As we pay our respects today in whatever personal way we choose, let us all be mindful of the word respect and what it means. We use it often and freely in our Martial Arts lives, but it’s good to remind ourselves of the true meaning.

Respect can be earned, built or can simply exist in recognition of a person’s positive feelings of regard for another’s actions, qualities or conduct.

If we aspire to be respected by our peers or by our students then we must give them reason, we must behave in a way that engenders a feeling of worth and appreciation. It’s good to ask ourselves if we are doing our part towards this.

The first prerequisite of gaining respect however is to ensure that it is given and this is a fundamental of the underlying values that we have all learnt in our martial arts training.

To be viewed with respect is a privileged position, and as with all privileges’ in life they can be lost more easily than they can be gained.

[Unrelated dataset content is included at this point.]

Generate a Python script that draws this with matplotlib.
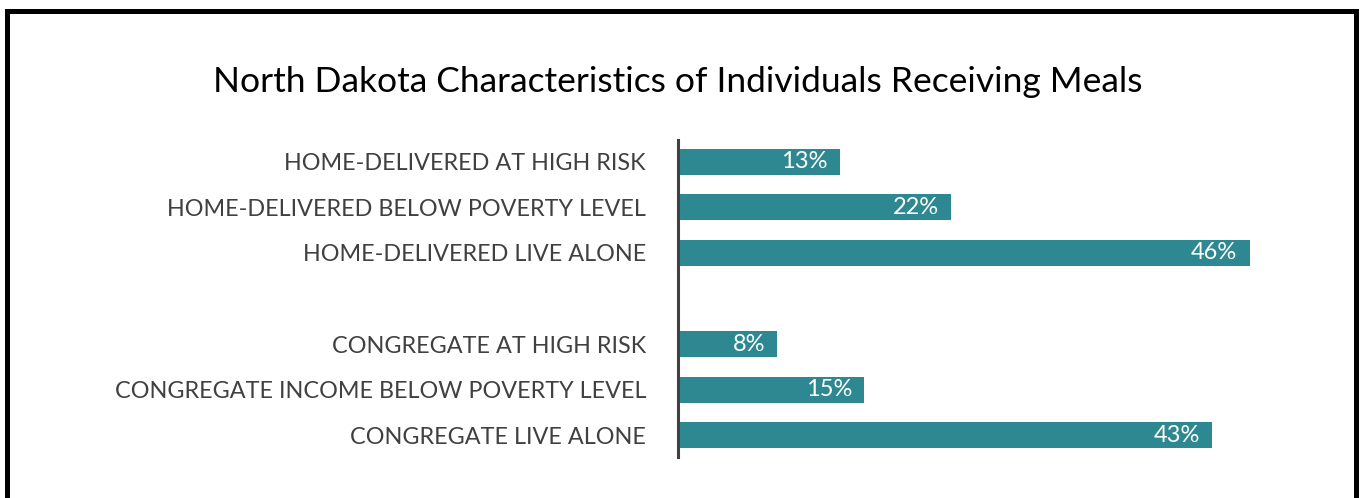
import matplotlib
matplotlib.use("Agg")
import matplotlib.pyplot as plt
from matplotlib.patches import Rectangle

# ── Data ──────────────────────────────────────────────────────────────────────
categories = [
    "HOME-DELIVERED AT HIGH RISK",
    "HOME-DELIVERED BELOW POVERTY LEVEL",
    "HOME-DELIVERED LIVE ALONE",
    "CONGREGATE AT HIGH RISK",
    "CONGREGATE INCOME BELOW POVERTY LEVEL",
    "CONGREGATE LIVE ALONE",
]
values = [13, 22, 46, 8, 15, 43]
positions = [0, 1, 2, 4, 5, 6]   # empty slot between the two groups

bar_color = "#2E8891"
label_color = "#404040"

plt.rcParams["font.family"] = ["Lato", "DejaVu Sans"]

fig = plt.figure(figsize=(13.6, 4.98), dpi=100)
fig.patch.set_facecolor("white")

# frame round the whole slide
fig.patches.append(Rectangle((7 / 1360, -0.05), 1348.5 / 1360, 1 - 11 / 498 + 0.05,
                             transform=fig.transFigure, fill=False,
                             edgecolor="black", linewidth=3.6))

ax = fig.add_axes([678 / 1360, 1 - 457 / 498, 621.5 / 1360, 317 / 498])

bars = ax.barh(positions, values, height=0.57, color=bar_color,
               edgecolor="none")

for bar, val in zip(bars, values):
    ax.text(bar.get_width() - 1.0, bar.get_y() + bar.get_height() / 2,
            f"{val}%", ha="right", va="center", color="white", fontsize=17)

ax.set_xlim(0, 50)
ax.set_ylim(6.48, -0.48)
ax.set_yticks(positions)
ax.set_yticklabels(categories, color=label_color, fontsize=16.8)
ax.tick_params(axis="y", length=0, pad=23)
ax.set_xticks([])

for side in ["top", "right", "bottom"]:
    ax.spines[side].set_visible(False)
ax.spines["left"].set_color("#404040")
ax.spines["left"].set_linewidth(2.2)

fig.text(678 / 1360, 1 - 92 / 498,
         "North Dakota Characteristics of Individuals Receiving Meals",
         ha="center", va="baseline", fontsize=25.5, color="black")

fig.savefig("out.png", dpi=100, facecolor="white")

Therefore I encourage you that if you have earned respect, do all that you can to keep it and if you aspire to being respected then do all that you can to achieve it.

Those who have fought so bravely and who have been so selfless are in our thoughts today. As we look outwards in this act of remembrance, let us also be mindful of ourselves and our own actions.

Quote: Sir Winston Churchill (November 1874 – January 1965)

“Never has so much been owed by so many to so few.”